Strategic Communications and Marketing News Bureau

Heavenly concert on tap for Sinfonia da Camera at Krannert Center

CHAMPAIGN, Ill. – Sinfonia da Camera’s next concert will feature some special guests – an assortment of telescopes aimed at the night sky, and the “meteorite that ate Detroit,” on loan from the Staerkel Planetarium. These attractions will help set the mood for a program that Sinfonia music director Ian Hobson has titled “The Solar System.”

The Feb. 16 concert will begin at 7:30 p.m. at Krannert Center for the Performing Arts with Darius Milhaud’s “La Création du Monde,” written in 1923 after the French composer visited the United States to explore the jazz scene in Harlem. The suite of six movements, commissioned as a one-act ballet, incorporates jazz rhythms and harmonies to depict an African creation myth.

A trip from England to Spain with an astrologer friend motivated Gustav Holst to compose his 1918 masterwork “The Planets,” the second suite on the program. The seven movements, beginning with “Mars, the Bringer of War” and ending with “Neptune, the Mystic,” depict the astrological characteristics assigned to each planet.

By the time Pluto was discovered in 1930, Holst had grown to abhor the popularity of his suite and never considered adding a movement for the pint-sized Pluto.

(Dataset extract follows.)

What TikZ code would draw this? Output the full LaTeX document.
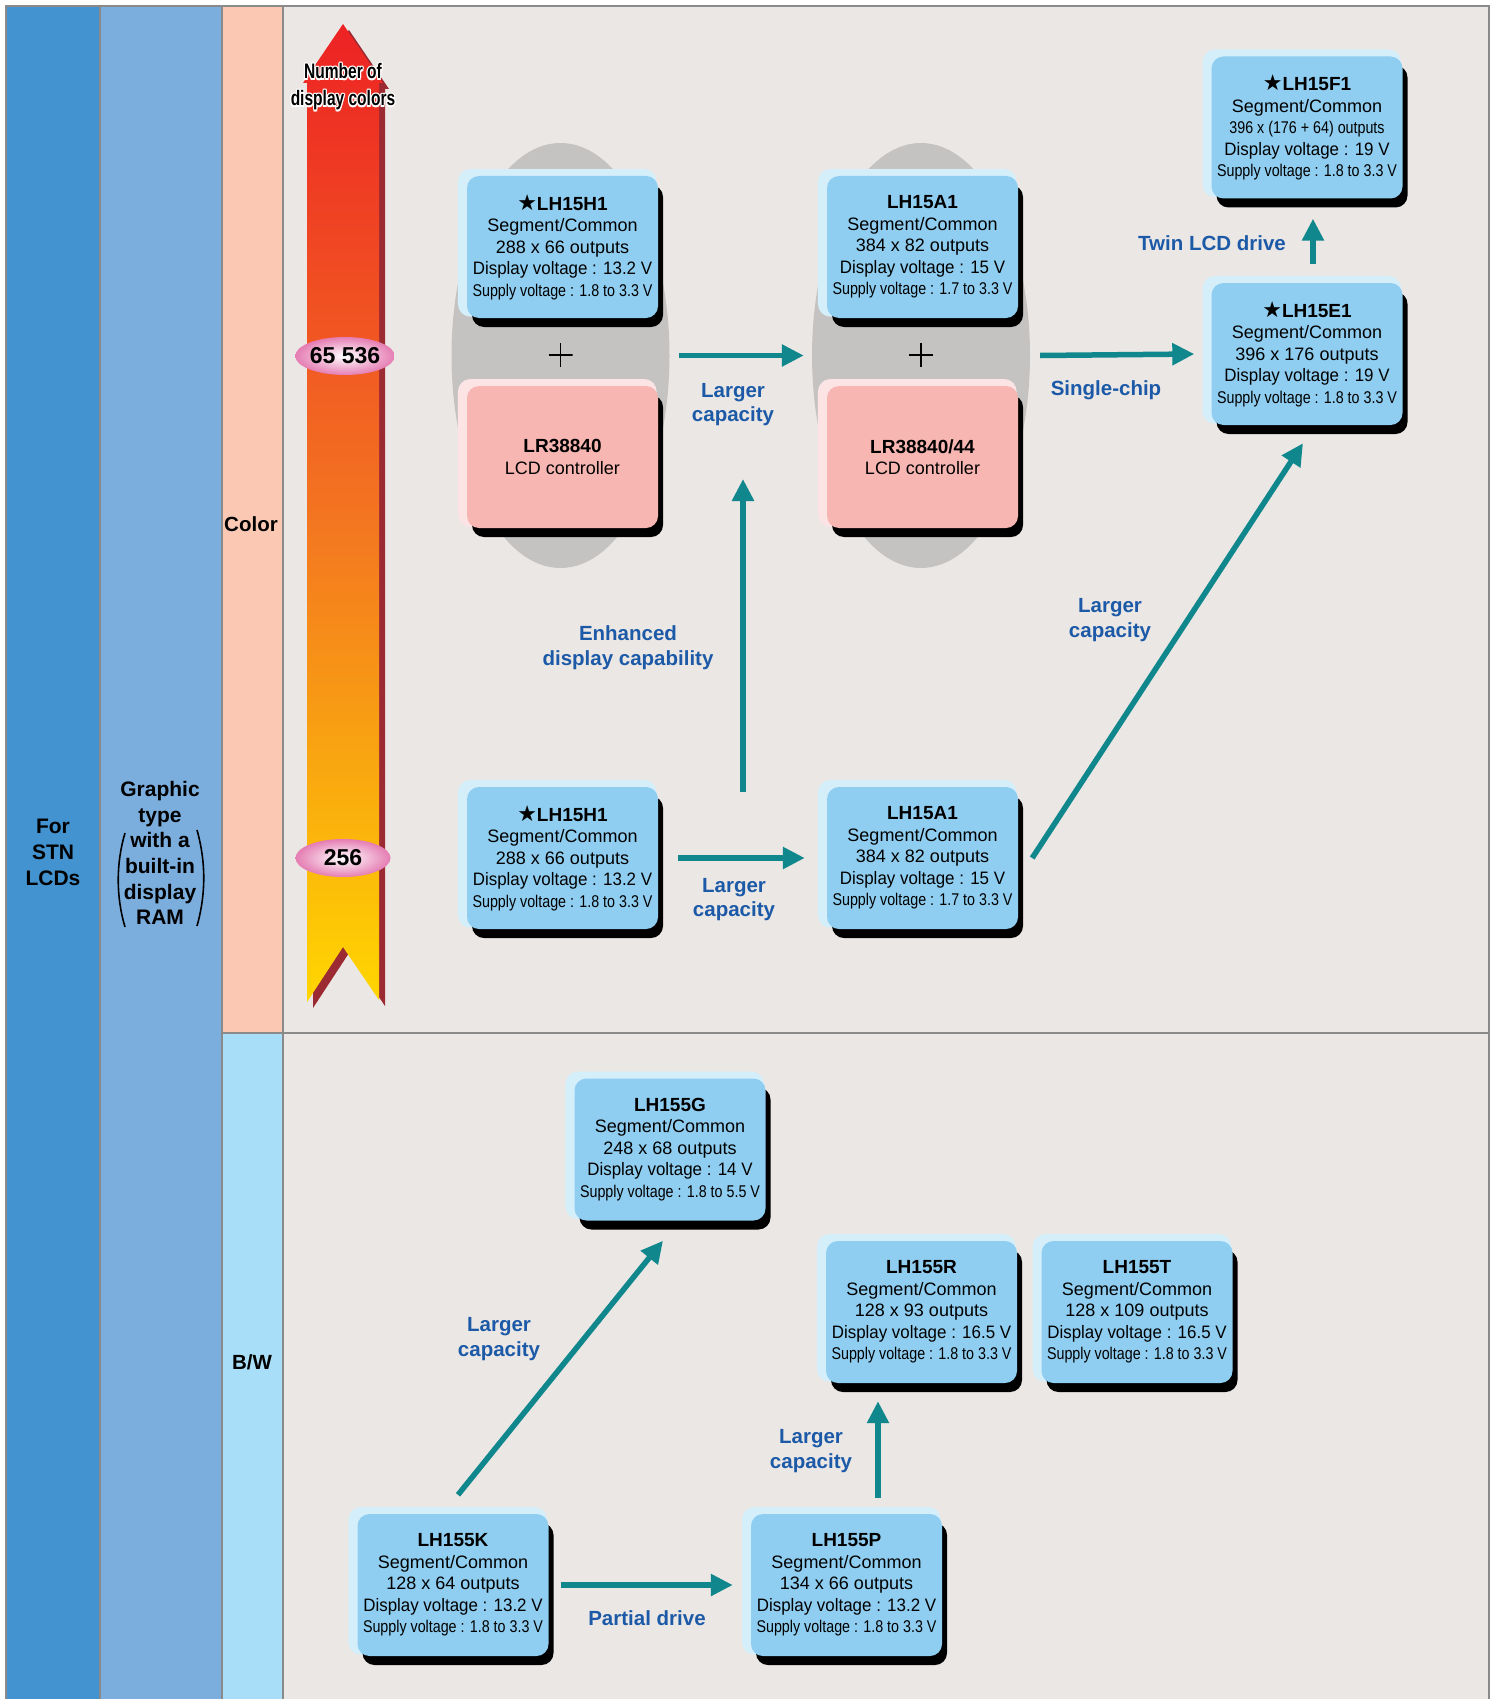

However, in 2000 (six years before Pluto was demoted to “dwarf planet” status by the International Astronomical Union), the Hallé Orchestra commissioned British composer Colin Matthews to create “Pluto, the Renewer” as an addendum to Holst’s suite. Sinfonia da Camera will conclude the evening with Matthews’ work.

Beginning at 6:40 p.m., concert ticketholders can go to the Krannert Center amphitheatre to gaze at the stars through telescopes provided by the Champaign-Urbana Astronomical Society. In the lobby, a 34-pound meteorite will be on display, and screens near Stage 5 will show video images of the solar system.

The concert in Foellinger Great Hall is the result of a collaboration with the Staerkel Planetarium, the U. of I. astronomy department, the Champaign-Urbana Astronomical Society, Bryan Dunne, Charles Gammie, Jim Kaler and David Leake. It is co-sponsored by Baymont Inn and Suites and Illini Studio.

Tickets are available through the Krannert Center ticket office, 217-333-6280.